======== Input data
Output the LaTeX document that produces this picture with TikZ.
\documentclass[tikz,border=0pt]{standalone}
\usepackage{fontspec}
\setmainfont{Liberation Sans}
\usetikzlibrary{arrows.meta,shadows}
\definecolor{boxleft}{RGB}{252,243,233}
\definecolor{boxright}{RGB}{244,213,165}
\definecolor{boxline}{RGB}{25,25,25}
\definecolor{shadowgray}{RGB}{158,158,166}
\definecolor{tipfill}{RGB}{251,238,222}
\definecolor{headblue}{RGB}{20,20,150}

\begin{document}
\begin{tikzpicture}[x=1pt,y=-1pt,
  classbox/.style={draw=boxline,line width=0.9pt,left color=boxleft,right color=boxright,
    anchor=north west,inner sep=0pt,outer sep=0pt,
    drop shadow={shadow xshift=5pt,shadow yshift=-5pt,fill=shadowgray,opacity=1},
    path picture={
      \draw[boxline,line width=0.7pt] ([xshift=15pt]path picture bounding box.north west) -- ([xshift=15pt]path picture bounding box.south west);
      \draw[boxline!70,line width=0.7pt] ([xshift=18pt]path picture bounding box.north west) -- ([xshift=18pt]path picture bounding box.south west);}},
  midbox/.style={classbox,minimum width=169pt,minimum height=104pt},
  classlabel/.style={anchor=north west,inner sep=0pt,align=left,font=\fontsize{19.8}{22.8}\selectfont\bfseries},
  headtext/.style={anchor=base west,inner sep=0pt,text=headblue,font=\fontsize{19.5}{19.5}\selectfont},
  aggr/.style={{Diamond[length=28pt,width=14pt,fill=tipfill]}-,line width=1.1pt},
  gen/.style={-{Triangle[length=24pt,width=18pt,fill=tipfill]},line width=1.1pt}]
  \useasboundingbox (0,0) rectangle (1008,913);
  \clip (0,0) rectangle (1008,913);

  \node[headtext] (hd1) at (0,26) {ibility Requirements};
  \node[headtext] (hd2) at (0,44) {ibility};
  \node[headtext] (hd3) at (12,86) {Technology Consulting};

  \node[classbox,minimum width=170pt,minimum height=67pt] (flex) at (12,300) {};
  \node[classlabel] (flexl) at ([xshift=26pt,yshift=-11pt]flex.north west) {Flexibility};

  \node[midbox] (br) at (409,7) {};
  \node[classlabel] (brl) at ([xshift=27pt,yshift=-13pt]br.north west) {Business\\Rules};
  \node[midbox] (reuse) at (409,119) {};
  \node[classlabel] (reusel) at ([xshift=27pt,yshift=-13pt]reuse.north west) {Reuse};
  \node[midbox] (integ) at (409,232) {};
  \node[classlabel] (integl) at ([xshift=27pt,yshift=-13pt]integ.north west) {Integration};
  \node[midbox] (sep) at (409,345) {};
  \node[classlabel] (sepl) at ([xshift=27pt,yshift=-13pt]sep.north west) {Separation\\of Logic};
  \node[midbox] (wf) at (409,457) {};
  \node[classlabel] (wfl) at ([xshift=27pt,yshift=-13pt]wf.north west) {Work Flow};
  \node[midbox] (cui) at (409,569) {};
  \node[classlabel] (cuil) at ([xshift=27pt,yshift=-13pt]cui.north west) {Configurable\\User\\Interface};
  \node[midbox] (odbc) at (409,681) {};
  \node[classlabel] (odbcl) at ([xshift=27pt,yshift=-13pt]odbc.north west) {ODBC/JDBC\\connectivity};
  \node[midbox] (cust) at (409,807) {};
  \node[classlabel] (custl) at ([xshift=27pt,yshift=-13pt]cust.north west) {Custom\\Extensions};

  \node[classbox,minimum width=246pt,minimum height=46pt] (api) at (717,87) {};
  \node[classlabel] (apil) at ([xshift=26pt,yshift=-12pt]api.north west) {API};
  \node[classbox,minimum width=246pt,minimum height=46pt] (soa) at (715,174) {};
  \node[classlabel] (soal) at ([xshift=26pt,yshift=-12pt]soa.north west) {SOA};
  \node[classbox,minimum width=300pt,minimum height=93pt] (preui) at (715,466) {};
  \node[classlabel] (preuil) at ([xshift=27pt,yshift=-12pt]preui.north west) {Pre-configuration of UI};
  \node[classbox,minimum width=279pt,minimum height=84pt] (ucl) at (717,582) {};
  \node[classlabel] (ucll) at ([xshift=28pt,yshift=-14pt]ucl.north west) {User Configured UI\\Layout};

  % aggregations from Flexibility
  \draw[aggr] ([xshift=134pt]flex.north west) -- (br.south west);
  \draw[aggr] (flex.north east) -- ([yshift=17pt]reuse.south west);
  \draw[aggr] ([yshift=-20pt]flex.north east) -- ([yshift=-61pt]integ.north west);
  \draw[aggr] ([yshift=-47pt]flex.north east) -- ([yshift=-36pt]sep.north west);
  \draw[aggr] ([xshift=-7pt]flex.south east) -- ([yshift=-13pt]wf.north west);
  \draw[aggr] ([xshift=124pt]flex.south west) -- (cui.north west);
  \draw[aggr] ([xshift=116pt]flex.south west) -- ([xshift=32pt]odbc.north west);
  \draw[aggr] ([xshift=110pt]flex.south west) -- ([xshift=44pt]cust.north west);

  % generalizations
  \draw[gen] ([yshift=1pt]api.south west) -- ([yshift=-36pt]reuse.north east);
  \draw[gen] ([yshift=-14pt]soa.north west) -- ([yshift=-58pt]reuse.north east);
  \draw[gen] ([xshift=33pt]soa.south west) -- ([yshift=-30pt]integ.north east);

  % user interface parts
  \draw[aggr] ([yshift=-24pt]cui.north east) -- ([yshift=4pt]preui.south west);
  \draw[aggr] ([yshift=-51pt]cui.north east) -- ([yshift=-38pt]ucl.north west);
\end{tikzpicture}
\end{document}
================
======== Input data
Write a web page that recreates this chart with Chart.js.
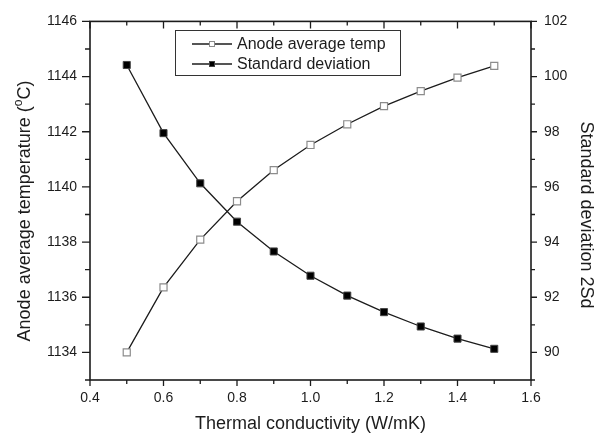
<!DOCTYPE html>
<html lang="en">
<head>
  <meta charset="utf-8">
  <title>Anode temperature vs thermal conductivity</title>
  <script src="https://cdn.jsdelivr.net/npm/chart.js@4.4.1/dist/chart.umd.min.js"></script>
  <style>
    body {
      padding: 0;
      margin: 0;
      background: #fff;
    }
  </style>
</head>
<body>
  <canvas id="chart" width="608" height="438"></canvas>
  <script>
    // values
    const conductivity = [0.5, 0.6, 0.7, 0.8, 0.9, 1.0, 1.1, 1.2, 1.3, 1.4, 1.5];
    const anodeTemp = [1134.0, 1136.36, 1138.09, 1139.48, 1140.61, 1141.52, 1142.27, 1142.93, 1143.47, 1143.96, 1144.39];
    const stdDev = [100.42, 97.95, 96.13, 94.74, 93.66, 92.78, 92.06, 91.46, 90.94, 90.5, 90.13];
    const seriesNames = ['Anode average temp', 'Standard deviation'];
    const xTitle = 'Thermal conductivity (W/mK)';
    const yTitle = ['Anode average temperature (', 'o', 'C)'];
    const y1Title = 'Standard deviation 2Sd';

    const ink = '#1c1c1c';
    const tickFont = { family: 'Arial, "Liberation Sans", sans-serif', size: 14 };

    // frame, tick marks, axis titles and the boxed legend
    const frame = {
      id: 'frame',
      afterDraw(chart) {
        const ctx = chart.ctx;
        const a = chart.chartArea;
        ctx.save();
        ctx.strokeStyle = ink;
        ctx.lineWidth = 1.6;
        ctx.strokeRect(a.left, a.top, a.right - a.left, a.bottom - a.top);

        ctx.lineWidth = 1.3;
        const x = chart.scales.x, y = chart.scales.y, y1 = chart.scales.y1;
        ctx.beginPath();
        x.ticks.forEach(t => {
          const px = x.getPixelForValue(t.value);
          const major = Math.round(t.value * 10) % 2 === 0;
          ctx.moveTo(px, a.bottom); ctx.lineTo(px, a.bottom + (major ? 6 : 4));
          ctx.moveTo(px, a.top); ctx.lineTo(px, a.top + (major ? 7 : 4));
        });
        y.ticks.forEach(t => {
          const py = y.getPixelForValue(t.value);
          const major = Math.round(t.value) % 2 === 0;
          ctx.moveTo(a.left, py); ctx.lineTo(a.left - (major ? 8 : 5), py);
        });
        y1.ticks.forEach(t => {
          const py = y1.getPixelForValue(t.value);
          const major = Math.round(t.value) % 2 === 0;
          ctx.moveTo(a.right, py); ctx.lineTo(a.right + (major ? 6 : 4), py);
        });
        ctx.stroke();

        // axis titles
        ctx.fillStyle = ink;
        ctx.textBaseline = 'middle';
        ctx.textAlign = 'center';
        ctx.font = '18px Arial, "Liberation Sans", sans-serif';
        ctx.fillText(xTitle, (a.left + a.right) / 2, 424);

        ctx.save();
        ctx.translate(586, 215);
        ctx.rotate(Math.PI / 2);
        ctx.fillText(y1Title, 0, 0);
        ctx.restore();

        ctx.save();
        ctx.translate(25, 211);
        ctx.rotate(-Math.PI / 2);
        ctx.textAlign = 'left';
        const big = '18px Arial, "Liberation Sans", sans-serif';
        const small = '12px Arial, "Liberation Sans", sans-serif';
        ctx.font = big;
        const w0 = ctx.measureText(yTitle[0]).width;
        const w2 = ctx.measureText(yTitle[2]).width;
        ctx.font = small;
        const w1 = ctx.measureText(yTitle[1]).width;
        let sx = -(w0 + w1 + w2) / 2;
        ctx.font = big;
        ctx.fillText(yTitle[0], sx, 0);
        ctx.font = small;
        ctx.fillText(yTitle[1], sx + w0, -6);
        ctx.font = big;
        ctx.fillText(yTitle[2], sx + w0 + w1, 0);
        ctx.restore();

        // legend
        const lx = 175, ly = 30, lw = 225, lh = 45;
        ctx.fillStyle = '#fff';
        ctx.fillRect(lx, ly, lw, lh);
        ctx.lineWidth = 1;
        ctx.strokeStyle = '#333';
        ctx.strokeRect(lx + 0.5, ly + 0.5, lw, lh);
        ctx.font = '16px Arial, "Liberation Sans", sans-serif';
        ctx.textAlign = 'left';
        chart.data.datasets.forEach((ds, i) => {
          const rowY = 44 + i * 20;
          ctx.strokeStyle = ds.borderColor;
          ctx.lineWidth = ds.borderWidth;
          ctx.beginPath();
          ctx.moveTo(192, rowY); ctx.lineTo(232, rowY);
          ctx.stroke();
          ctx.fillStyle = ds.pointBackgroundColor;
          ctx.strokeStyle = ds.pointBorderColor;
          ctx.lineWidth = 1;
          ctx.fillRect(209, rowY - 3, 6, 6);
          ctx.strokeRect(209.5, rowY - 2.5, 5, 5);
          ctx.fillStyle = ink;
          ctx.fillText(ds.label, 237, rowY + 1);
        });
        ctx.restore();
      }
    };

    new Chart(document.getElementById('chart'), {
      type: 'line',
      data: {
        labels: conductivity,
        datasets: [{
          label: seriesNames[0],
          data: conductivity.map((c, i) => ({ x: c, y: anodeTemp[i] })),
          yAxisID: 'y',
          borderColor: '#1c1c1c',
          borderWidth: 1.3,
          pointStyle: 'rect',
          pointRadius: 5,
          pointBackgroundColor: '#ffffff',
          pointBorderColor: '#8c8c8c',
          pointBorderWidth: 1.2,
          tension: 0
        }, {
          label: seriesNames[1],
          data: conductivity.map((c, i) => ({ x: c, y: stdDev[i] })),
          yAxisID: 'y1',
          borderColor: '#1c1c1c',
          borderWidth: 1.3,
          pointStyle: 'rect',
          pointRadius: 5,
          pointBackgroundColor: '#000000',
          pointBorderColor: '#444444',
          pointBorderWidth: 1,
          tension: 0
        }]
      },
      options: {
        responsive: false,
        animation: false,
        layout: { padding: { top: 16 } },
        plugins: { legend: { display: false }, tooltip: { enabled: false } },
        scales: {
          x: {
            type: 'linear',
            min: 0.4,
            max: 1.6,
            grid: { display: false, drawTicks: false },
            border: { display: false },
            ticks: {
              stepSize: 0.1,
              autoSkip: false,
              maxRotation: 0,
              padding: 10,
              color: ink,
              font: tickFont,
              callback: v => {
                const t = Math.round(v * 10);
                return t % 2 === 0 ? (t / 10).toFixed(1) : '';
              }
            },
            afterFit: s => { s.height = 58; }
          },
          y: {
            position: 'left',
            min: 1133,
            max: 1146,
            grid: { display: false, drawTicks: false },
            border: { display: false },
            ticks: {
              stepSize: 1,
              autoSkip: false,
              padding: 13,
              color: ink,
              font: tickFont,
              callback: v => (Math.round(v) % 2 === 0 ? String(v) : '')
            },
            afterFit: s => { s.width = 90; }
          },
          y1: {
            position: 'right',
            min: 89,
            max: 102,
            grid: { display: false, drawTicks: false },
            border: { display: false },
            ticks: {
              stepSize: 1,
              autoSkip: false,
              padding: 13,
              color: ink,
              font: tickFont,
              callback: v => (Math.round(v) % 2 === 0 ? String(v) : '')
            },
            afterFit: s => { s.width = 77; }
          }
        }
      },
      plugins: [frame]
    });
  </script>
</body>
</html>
================
Scan the material above for the word "that". Copy each line where it occurs.

Output the LaTeX document that produces this picture with TikZ.
Write a web page that recreates this chart with Chart.js.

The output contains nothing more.